Number of binary strings not having even-length runs of $0$ or $1$

Question

I was solving this algorithmic problem. This problem boils down to finding the finding the number of binary strings of given length $n$ such that those strings don't have any even-length run of $0$ or $1$. The post says that the answer is twice the $n$th term of the Fibonacci series, where the term numbering starts at $0$.

I have tried myself to arrive at the same solution but without success. Any help/hint is appreciated.

Answer 1

Let $A_n$ be the number of valid strings of length $n$

We have $A_{n+1} = A_n+A_{n-2}+A_{n-4}+\dots$ with initial conditions $A_0=1$, $A_1=2$ and $A_2=2$ seen by that we can form a valid string of length $n+1$ by taking a shorter string and putting an odd number of whatever the other element that was formerly at the end at the end of the string.

Now... consider the expression for $A_{n-1}$ using the above...

$A_{n-1}=A_{n-2}+A_{n-4}+A_{n-6}+\dots$, so going back to the earlier expression, we have $A_{n+1}=A_n+A_{n-2}+A_{n-4}+\dots=A_n+A_{n-1}$. Noting the recurrence matches the Fibonacci recurrence and noting the values of $A_1$ and $A_2$ give the relationship to the Fibonacci sequence.

Answer 2

Let $a_n$ be the number of admissible length-$n$ strings.

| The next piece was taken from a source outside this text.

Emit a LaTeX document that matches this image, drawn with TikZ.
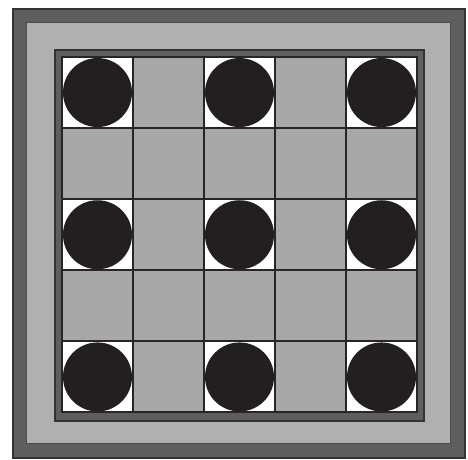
\documentclass[tikz,border=0pt]{standalone}
\usepackage{xcolor}
\usetikzlibrary{backgrounds}

\definecolor{rimgray}{HTML}{5E5E5E}
\definecolor{bandgray}{HTML}{B0B0B0}
\definecolor{boardgray}{HTML}{A8A8A8}
\definecolor{discblack}{HTML}{231F20}

\begin{document}
\begin{tikzpicture}[
    x=0.5pt, y=-0.5pt,
    rim/.style={fill=rimgray, draw=black!80, line width=0.8pt},
    band/.style={fill=bandgray, draw=black!70, line width=0.5pt},
    cell/.style={fill=boardgray, draw=black!85, line width=1pt},
    hole/.style={fill=white, draw=black!85, line width=1pt},
    disc/.style={fill=discblack},
]
\useasboundingbox (0,0) rectangle (468,460);

% =====================================================================
% Frame: dark rim, light band, inner dark border
% =====================================================================
\fill[rim] (13,9) rectangle (465,458);
\filldraw[band] (27,23) rectangle (451,444);
\filldraw[rim] (55,50) rectangle (424,421);

% =====================================================================
% 5x5 board: white holes with discs on even rows and columns
% =====================================================================
\foreach \i in {0,...,4} {
    \foreach \j in {0,...,4} {
        \pgfmathsetmacro{\xa}{62+71*\i}
        \pgfmathsetmacro{\ya}{57+71.1*\j}
        \pgfmathtruncatemacro{\odd}{mod(\i,2)+mod(\j,2)}
        \ifnum\odd=0
            \draw[hole] (\xa,\ya) rectangle ++(71,71.1);
            \fill[disc] (\xa+35.5,\ya+35.55) circle (34.5);
        \else
            \draw[cell] (\xa,\ya) rectangle ++(71,71.1);
        \fi
    }
}

\end{tikzpicture}
\end{document}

Note the following:

• For any admissible string of length $n-1$, there is exactly one way to add one bit on the right to make an admissible string of length $n$: the added bit is different from the last bit to avoid making a forbidden length-2 run.
• For any admissible string of length $n-2$, there is exactly one way to add two identical bits on the right to make an admissible string of length $n$: the added bits are the same as the last bit. The case where the added bits are different has already been covered in the length-$n-1$ case.

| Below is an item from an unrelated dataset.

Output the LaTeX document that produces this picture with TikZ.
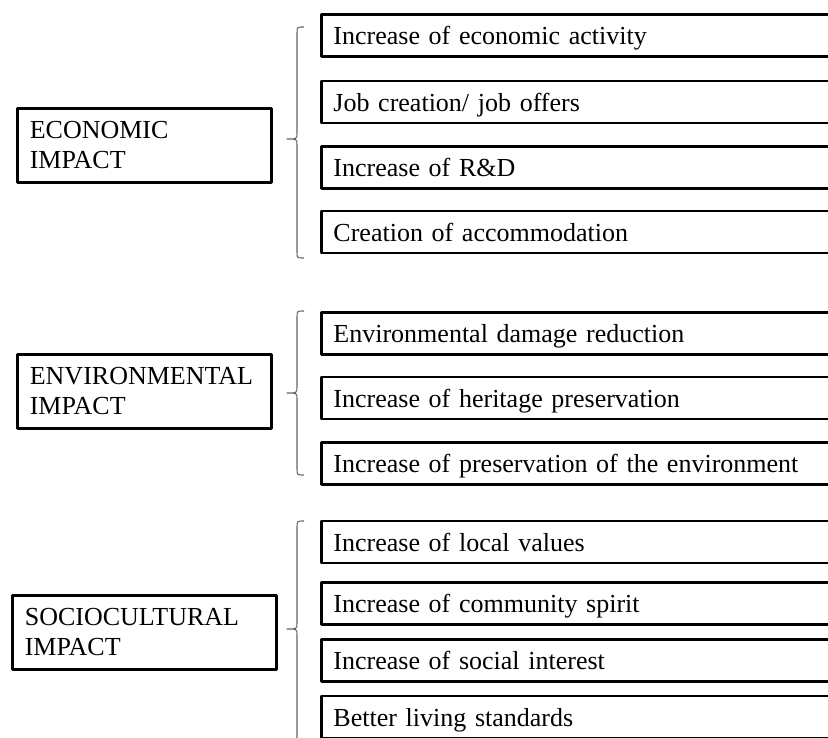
\documentclass[tikz,border=0pt]{standalone}
\usepackage{fontspec}
\setmainfont{Liberation Serif}
\usetikzlibrary{positioning}
\newcommand\boxfont{\fontsize{19.5}{22.5}\selectfont\spaceskip=0.3em\relax}

\begin{document}
\begin{tikzpicture}[x=0.75pt,y=-0.75pt,line join=round,
  topic/.style={draw,line width=2.2pt,text width=172pt,inner xsep=9pt,minimum height=56pt,align=left,font=\boxfont},
  item/.style={draw,line width=2.2pt,anchor=west,text width=390pt,inner xsep=9pt,minimum height=31.5pt,text height=16pt,text depth=2pt,align=left,font=\boxfont},
  brace/.style={draw=black!60,line width=0.8pt}]
\useasboundingbox (0,0) rectangle (828,738);
\clip (0,0) rectangle (828,738);
% impact boxes
\node[topic] (eco) at (144.5,145.5) {ECONOMIC\\IMPACT};
\node[topic] (env) at (144.5,391.5) {ENVIRONMENTAL\\IMPACT};
\node[topic,text width=179.5pt] (soc) at (144.5,632.5) {SOCIOCULTURAL\\IMPACT};
% effect boxes
\foreach \n/\y/\t in {e1/35.5/{Increase of economic activity},e2/102/{Job creation/ job offers},e3/167.5/{Increase of R\&D},e4/232/{Creation of accommodation},
  v1/333.5/{Environmental damage reduction},v2/398/{Increase of heritage preservation},v3/463.5/{Increase of preservation of the environment},
  s1/542/{Increase of local values},s2/603.5/{Increase of community spirit},s3/660.5/{Increase of social interest},s4/717/{Better living standards}}{
  \node[item] (\n) at (320,\y) {\t};}
% braces
\foreach \a/\m/\b in {27/139/258,311/393/475,521/629/770}{
  \draw[brace] (304,\a) .. controls (297,\a) .. (297,\a+6) -- (297,\m-6) .. controls (297,\m) .. (287,\m)
    .. controls (297,\m) .. (297,\m+6) -- (297,\b-6) .. controls (297,\b) .. (304,\b);}
\end{tikzpicture}
\end{document}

Thus we have $a_n=a_{n-1}+a_{n-2}$ – the Fibonacci number relation – and initial values $a_1=a_2=2$. It is now clear that $a_n=2F_n$, with $F_n$ the $n$th Fibonacci number where $F_1=F_2=1$.

Answer 3

Using $z$ for ones and $w$ for zeroes we get the generating function

$$f(z, w) = (1+z+z^3+z^5+\cdots) \\ \times \left(\sum_{q\ge 0} (w+w^3+w^5+\cdots)^q (z+z^3+z^5+\cdots)^q\right) \\ \times (1+w+w^3+w^5+\cdots).$$

This simplifies to

$$f(z, w) = \left(1+\frac{z}{1-z^2}\right) \left(\sum_{q\ge 0} w^q \frac{1}{(1-w^2)^q} z^q \frac{1}{(1-z^2)^q}\right) \left(1+\frac{w}{1-w^2}\right) \\ = \left(1+\frac{z}{1-z^2}\right) \frac{1}{1-wz/(1-w^2)/(1-z^2)} \left(1+\frac{w}{1-w^2}\right) \\ = \left(1+z-z^2\right) \frac{1}{(1-w^2)(1-z^2)-wz} \left(1+w-w^2\right).$$

Since we are only interested in the count we may end the distinction between zeroes and ones to obtain

$$g(z) = \frac{(1+z-z^2)^2}{(1-z^2)^2-z^2} = \frac{(1+z-z^2)^2}{1-3z^2+z^4} = \frac{1+z-z^2}{1-z-z^2}.$$

Hence

$$(1-z-z^2) g(z) = 1 + z - z^2.$$

Extracting coefficients we get

$$[z^0] (1-z-z^2) g(z) = [z^0] g(z) = 1.$$

so that $g_0 = 1.$ We also have

$$[z^1] (1-z-z^2) g(z) = g_1-g_0 = 1$$

so that $g_1 = 2.$ Furthermore

$$[z^2] (1-z-z^2) g(z) = g_2-g_1-g_0 = -1$$

so that $g_2 = 2.$ Finally for $n\ge 3$ we find

$$[z^n] (1-z-z^2) g(z) = 0$$

so that $g_n - g_{n-1} - g_{n-2} = 0$ or

$$g_n = g_{n-1} + g_{n-2}.$$

With $g_1 = 2 F_1$ and $g_2 = 2 F_2$ and the induction hypothesis $g_n = 2 F_n$ we get from the recurrence that $g_n = 2 F_{n-1} + 2 F_{n-2} = 2 F_n$ so that indeed $g_n = 2 F_n$ for $n\ge 1$ as claimed.

Remark. We may also observe that

$$g(z) = 1 + 2 \frac{z}{1-z-z^2}$$

where we recognize the Fibonacci number OGF so that we may conclude by inspection.